34. With regard to the question whether Dr Singh paid in January 1994 an instalment of £2,344, as he alleges, and as Mr Arora denies, the burden is, of course, upon Dr Singh to establish this payment. The claimant's ledger (page 8 of volume 2) shows no such payment. Dr Singh was unable to produce any record of payment from his bank or otherwise. As I have said before, I am unable to accept any evidence which he has given which is not thoroughly corroborated. I therefore hold that no payment of an instalment, whether of £2,344 or any other sum, was made in January 1994, and the total number of payments was, therefore, 20 and not 21.
35. I can see no reason at all, after setting off the loan and deposit accounts in August 1999, why interest should continue to be paid on the balance at the very high rate of 17.7 per cent. The arrangement, whatever it was, had come to its conclusion, and I agree with the defendants' case that an appropriate rate of interest thereafter was 8 per cent. Mr Newman has carried out the necessary calculations at pages 18 to 21 of the documents received by me on 18th November. In August 1999, £100,000 in the deposit account is set against the accrued balance of £181,445 in the loan account, leaving a net debt owing to the claimant of £81,445 (see pages 18 and 20). Interest to date 8 per cent amounts to £40,664. The total is £122,109. That figure also appears with Mr Newman's explanation in the table on page 10, paragraph 4.22."

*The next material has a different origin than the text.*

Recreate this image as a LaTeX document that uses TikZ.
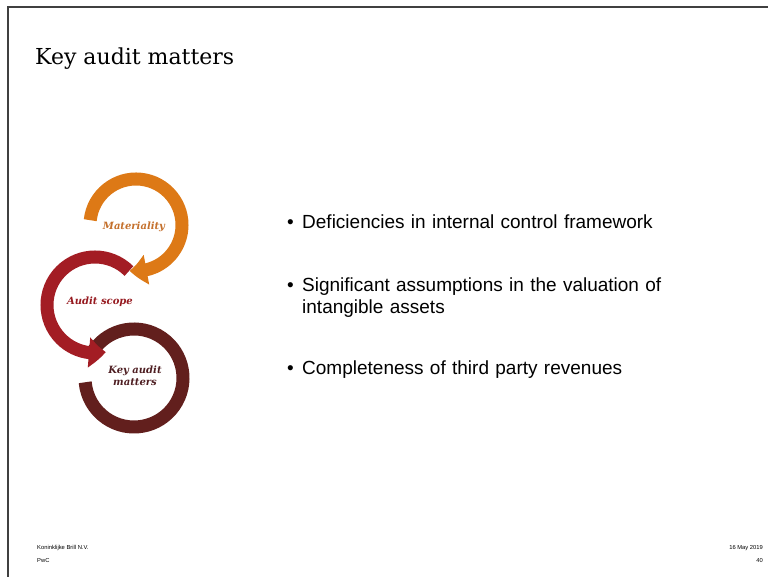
\documentclass[tikz,border=0pt]{standalone}
\usepackage{fontspec}
\setmainfont{DejaVu Serif}
\newfontfamily\slidesans{Liberation Sans}
\usetikzlibrary{arrows.meta, bending}
\definecolor{matorange}{RGB}{221,121,22}
\definecolor{scopered}{RGB}{163,29,36}
\definecolor{kambrown}{RGB}{98,31,29}
\definecolor{mattext}{RGB}{196,112,44}
\definecolor{scopetext}{RGB}{150,26,32}
\definecolor{kamtext}{RGB}{78,30,34}
\tikzstyle{frameline} = [line width=1.5pt, draw=black!75]
\tikzstyle{ring} = [line width=13pt]
\tikzstyle{ringarrow} = [ring, -{Triangle[bend, width=29pt, length=17pt]}]
\tikzstyle{ringlabel} = [font=\fontsize{10}{12}\selectfont\bfseries\itshape,
align=center, inner sep=0pt]
\tikzstyle{point} = [anchor=base west, inner sep=0pt, text width=370pt,
align=left, font=\slidesans\fontsize{19}{22}\selectfont]
\tikzstyle{dot} = [anchor=base west, inner sep=0pt,
font=\slidesans\fontsize{19}{22}\selectfont]
\tikzstyle{footer} = [inner sep=0pt, font=\slidesans\fontsize{5.8}{7}\selectfont]

\begin{document}
\begin{tikzpicture}[x=1pt, y=1pt]
\useasboundingbox (0,0) rectangle (768,577);

\draw[frameline] (768,570) -- (8,570) -- (8,0);

\node(title)[anchor=base west, inner sep=0pt, font=\fontsize{22}{26}\selectfont]
at (35,512) {Key audit matters};

% cycle of rings
\draw[ring, kambrown] (134,199) ++(145:49) arc (145:-175:49);
\draw[ringarrow, scopered] (95,272) ++(45:48) arc (45:283:48);
\draw[ringarrow, matorange] (136,352) ++(174:46) arc (174:-98:46);

\node(mat)[ringlabel, text=mattext] at (134,350) {Materiality};
\node(scope)[ringlabel, text=scopetext] at (100,275) {Audit scope};
\node(kam)[ringlabel, text=kamtext] at (135,201) {Key audit\\matters};

% bullet points
\node(deficiencyDot)[dot] at (287,348) {•};
\node(deficiency)[point] at (302,348) {Deficiencies in internal control framework};
\node(assumptionDot)[dot] at (287,285) {•};
\node(assumption)[point] at (302,285)
{Significant assumptions in the valuation of\\intangible assets};
\node(revenueDot)[dot] at (287,202) {•};
\node(revenue)[point] at (302,202) {Completeness of third party revenues};

% footer
\node(client)[footer, anchor=base west] at (37,27) {Koninklijke Brill N.V.};
\node(firm)[footer, anchor=base west] at (37,14) {PwC};
\node(date)[footer, anchor=base east] at (763,27) {16 May 2019};
\node(page)[footer, anchor=base east] at (763,14) {40};

\end{tikzpicture}
\end{document}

"... I believe the interest rate of the loan contract was fair and was in line with industry practice and in my view this is the rate that has to be applied."
Mr Rapazzini, the defendants' expert, is noted as having commented simply that the rate of 8 per cent had been taken as the rate provided by instructing solicitors.
ORDER: Application for permission to appeal granted; appeal allowed in part as to the rate of interest; application to cross-appeal refused; the respondent to pay 60% of the appellants' costs of this hearing, which are summarily assessed in the sum of £13,000 plus VAT; counsel to lodge a draft minute of order.